While Judge Vera gave the Republicans the go-ahead to sue the cities, he also tore into their claims that civil rights groups in California conspired with the cities to shut them down.
“Here, the Complaint — even charitably construed with all reasonable inferences drawn in Plaintiffs’ favor — is utterly devoid of any specifics plausibly alleging such an agreement,” Judge Vera wrote.
He called the allegations "conspiracy theory" relying "purely on conjecture".
Mr Gaetz and Ms Greene's lawsuit against the cities named nine civil rights organisations as codefendents.
The groups the lawmakers targeted were the League of Women Voters, the NAACP, the League of United Latin American Citizens, Unidos for La Causa, Women’s March Action, the Riverside County Democratic Party, Antiracist Riverside and Occupy Democrats, according to MSNBC.
Mr Vera said the lawmakers' decision to drag the civil rights groups into federal court should "shock" citizens, regardless of their ideology.
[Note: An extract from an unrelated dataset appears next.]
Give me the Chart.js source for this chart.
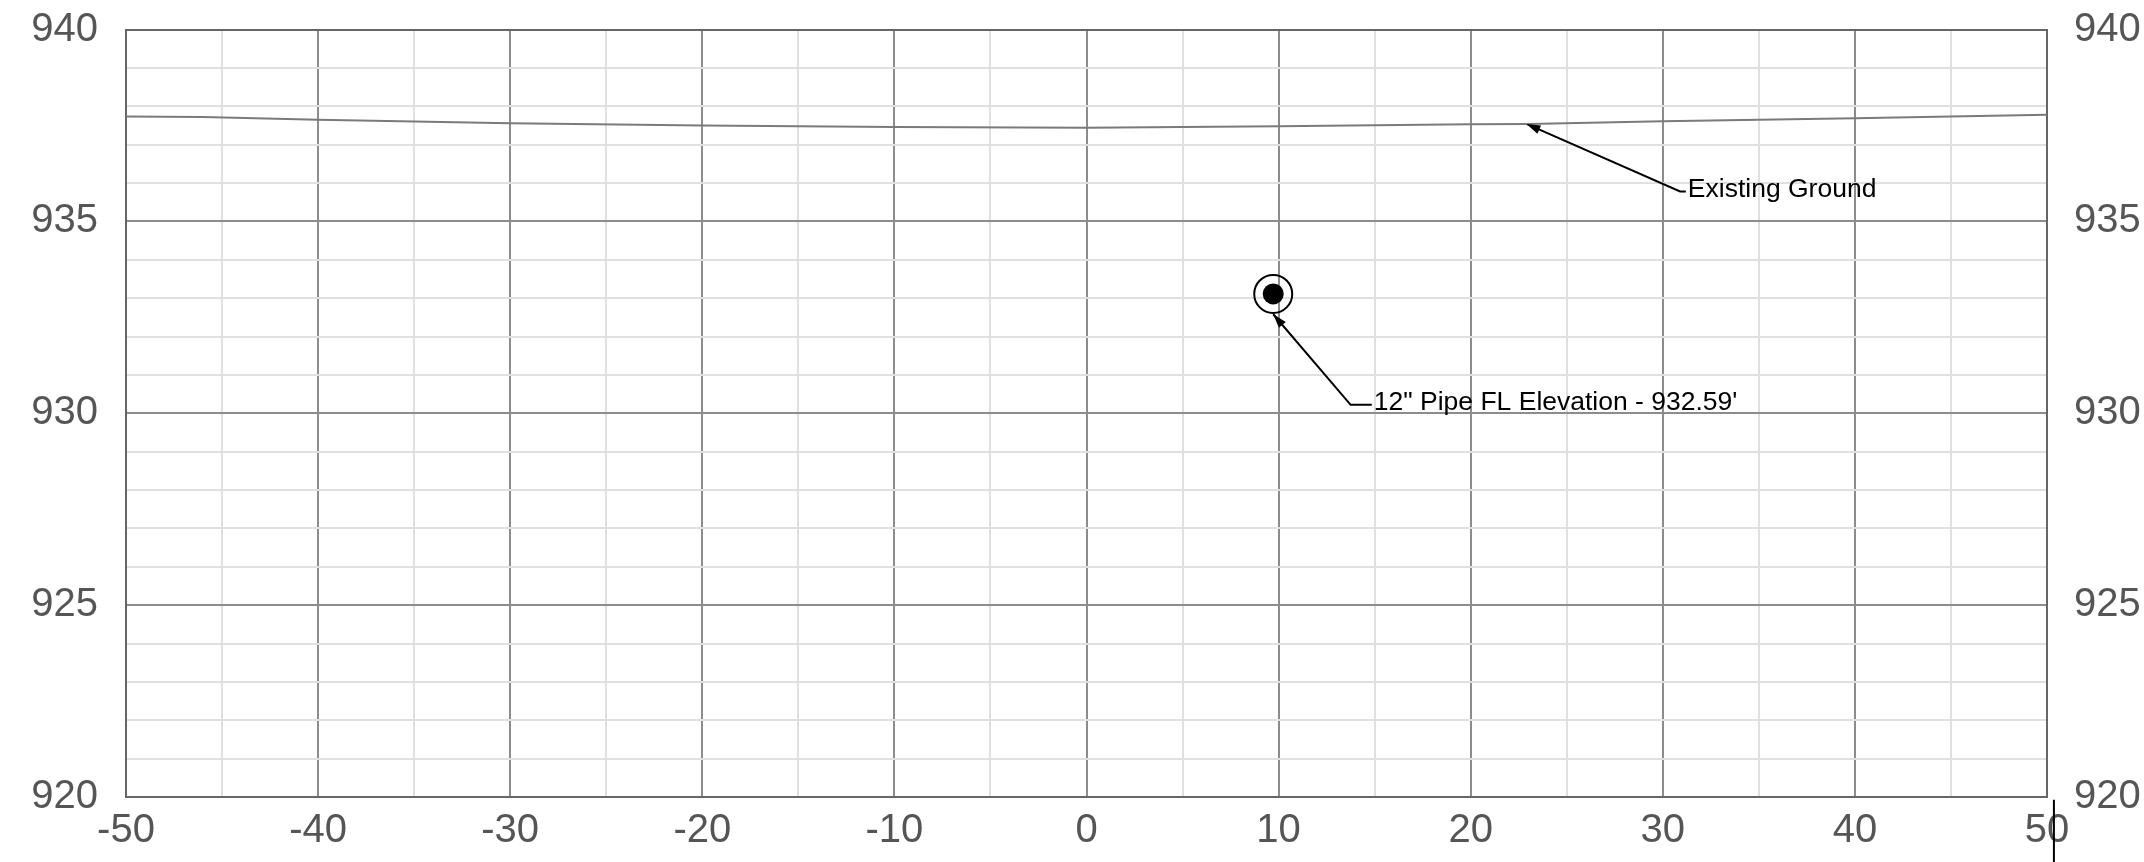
<!DOCTYPE html>
<html>
<head>
<meta charset="utf-8">
<script src="https://cdn.jsdelivr.net/npm/chart.js@4"></script>
<style>
  body { margin: 0; background: #fff; }
</style>
</head>
<body>
<canvas id="chart" width="2144" height="862"></canvas>
<script>
// offset (ft) and elevation of the existing ground
const groundOffsets = [-50, -46, -40, -30, -20, -10, 0, 10, 20, 23, 30, 40, 50];
const groundElev = [937.73, 937.72, 937.65, 937.56, 937.50, 937.46, 937.44, 937.48, 937.53, 937.54, 937.61, 937.69, 937.78];

// pipe centre (FL 932.59 + 0.5 ft)
const pipeOffset = [9.72];
const pipeElev = [933.11];

// callouts: leader points, first one is the arrow tip
const groundLeader = [{x: 22.9, y: 937.54}, {x: 30.9, y: 935.78}, {x: 31.2, y: 935.78}];
const pipeLeader = [{x: 9.72, y: 932.58}, {x: 13.75, y: 930.22}, {x: 14.85, y: 930.22}];
const calloutTexts = ['Existing Ground', '12" Pipe FL Elevation - 932.59\''];

// stray tick mark below the right corner
const strayMark = [{x: 50.36, y: 919.93}, {x: 50.36, y: 918.3}];

const xMin = -50, xMax = 50, yMin = 920, yMax = 940;

const labelFont = {family: 'Liberation Sans, Arial, sans-serif', size: 40};

let calloutPlugin = {
    id: 'callouts',
    afterDatasetsDraw(chart) {
        const ctx = chart.ctx;
        [2, 3].forEach((dsIndex, i) => {
            const pts = chart.getDatasetMeta(dsIndex).data;
            const tip = pts[0], next = pts[1], end = pts[pts.length - 1];
            // arrow head
            const ang = Math.atan2(tip.y - next.y, tip.x - next.x);
            const len = 14, w = 4.5;
            ctx.save();
            ctx.fillStyle = '#000';
            ctx.beginPath();
            ctx.moveTo(tip.x, tip.y);
            ctx.lineTo(tip.x - len * Math.cos(ang) + w * Math.sin(ang), tip.y - len * Math.sin(ang) - w * Math.cos(ang));
            ctx.lineTo(tip.x - len * Math.cos(ang) - w * Math.sin(ang), tip.y - len * Math.sin(ang) + w * Math.cos(ang));
            ctx.closePath();
            ctx.fill();
            // text
            ctx.font = '26.5px Liberation Sans, Arial, sans-serif';
            ctx.textAlign = 'left';
            ctx.textBaseline = 'middle';
            ctx.fillText(calloutTexts[i], end.x + 2, end.y - 2);
            ctx.restore();
        });
    }
};

// pipe symbol: ring with filled centre
let ringPlugin = {
    id: 'ring',
    afterDatasetsDraw(chart) {
        const ctx = chart.ctx;
        chart.getDatasetMeta(1).data.forEach(p => {
            ctx.save();
            ctx.strokeStyle = '#000';
            ctx.lineWidth = 2;
            ctx.beginPath();
            ctx.arc(p.x, p.y, 19, 0, Math.PI * 2);
            ctx.stroke();
            ctx.fillStyle = '#000';
            ctx.beginPath();
            ctx.arc(p.x, p.y, 10.5, 0, Math.PI * 2);
            ctx.fill();
            ctx.restore();
        });
    }
};

let data = {
    datasets: [
        {
            label: 'Existing Ground',
            data: groundOffsets.map((x, i) => ({x: x, y: groundElev[i]})),
            borderColor: '#7a7a7a',
            borderWidth: 2,
            pointRadius: 0,
            tension: 0,
        },
        {
            label: 'Pipe',
            data: pipeOffset.map((x, i) => ({x: x, y: pipeElev[i]})),
            showLine: false,
            pointRadius: 0,
        },
        {
            data: groundLeader,
            borderColor: '#000',
            borderWidth: 2,
            pointRadius: 0,
        },
        {
            data: pipeLeader,
            borderColor: '#000',
            borderWidth: 2,
            pointRadius: 0,
        },
        {
            data: strayMark,
            borderColor: '#000',
            borderWidth: 2,
            pointRadius: 0,
            clip: false,
        },
    ]
};

function fitY(width) {
    return scale => {
        scale.width = width;
        scale.paddingTop = 29.5;
        scale.paddingBottom = 0;
    };
}

let config = {
    type: 'line',
    data: data,
    options: {
        responsive: false,
        animation: false,
        layout: {padding: 0},
        plugins: {legend: {display: false}, tooltip: {enabled: false}},
        scales: {
            x: {
                type: 'linear',
                min: xMin,
                max: xMax,
                afterFit: scale => { scale.height = 65; },
                ticks: {
                    stepSize: 5,
                    autoSkip: false,
                    maxRotation: 0,
                    padding: 10,
                    color: '#555',
                    font: labelFont,
                    callback: v => v % 10 === 0 ? String(v) : '',
                },
                grid: {
                    drawTicks: false,
                    color: c => c.tick.value % 10 === 0 ? '#8c8c8c' : '#e0e0e0',
                    lineWidth: 2,
                },
                border: {color: '#666', width: 2},
            },
            y: {
                type: 'linear',
                position: 'left',
                min: yMin,
                max: yMax,
                afterFit: fitY(126),
                ticks: {
                    stepSize: 1,
                    autoSkip: false,
                    padding: 28,
                    color: '#555',
                    font: labelFont,
                    callback: v => v % 5 === 0 ? String(v) : '',
                },
                grid: {
                    drawTicks: false,
                    color: c => c.tick.value === yMax ? '#666' : (c.tick.value % 5 === 0 ? '#8c8c8c' : '#e0e0e0'),
                    lineWidth: 2,
                },
                border: {color: '#666', width: 2},
            },
            y2: {
                type: 'linear',
                position: 'right',
                min: yMin,
                max: yMax,
                afterFit: fitY(97),
                ticks: {
                    stepSize: 5,
                    padding: 27,
                    color: '#555',
                    font: labelFont,
                },
                grid: {display: false, drawTicks: false},
                border: {color: '#666', width: 2},
            },
        }
    },
    plugins: [calloutPlugin, ringPlugin]
};

new Chart(document.getElementById('chart'), config);
</script>
</body>
</html>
“The effect of Plaintiffs’ unprecedented and stunningly deficient pleading — hauling nine civil rights groups into federal court for speaking out against an event — should shock in equal measure civic members from across the political spectrum,” he said.
Mr Gaetz and Ms Greene accused the civil rights groups of using their supporters to rally against their speaking events, and in doing so claimed their First Amendment rights were violated.
Mr Vera reminded the legislators that free speech in the US is a two-way street.
He pointed out that the civil rights groups "exercised their own First Amendment rights to lobby for the cancellation of the event," and reminded the lawmakers that doing so is protected under the US Constitution.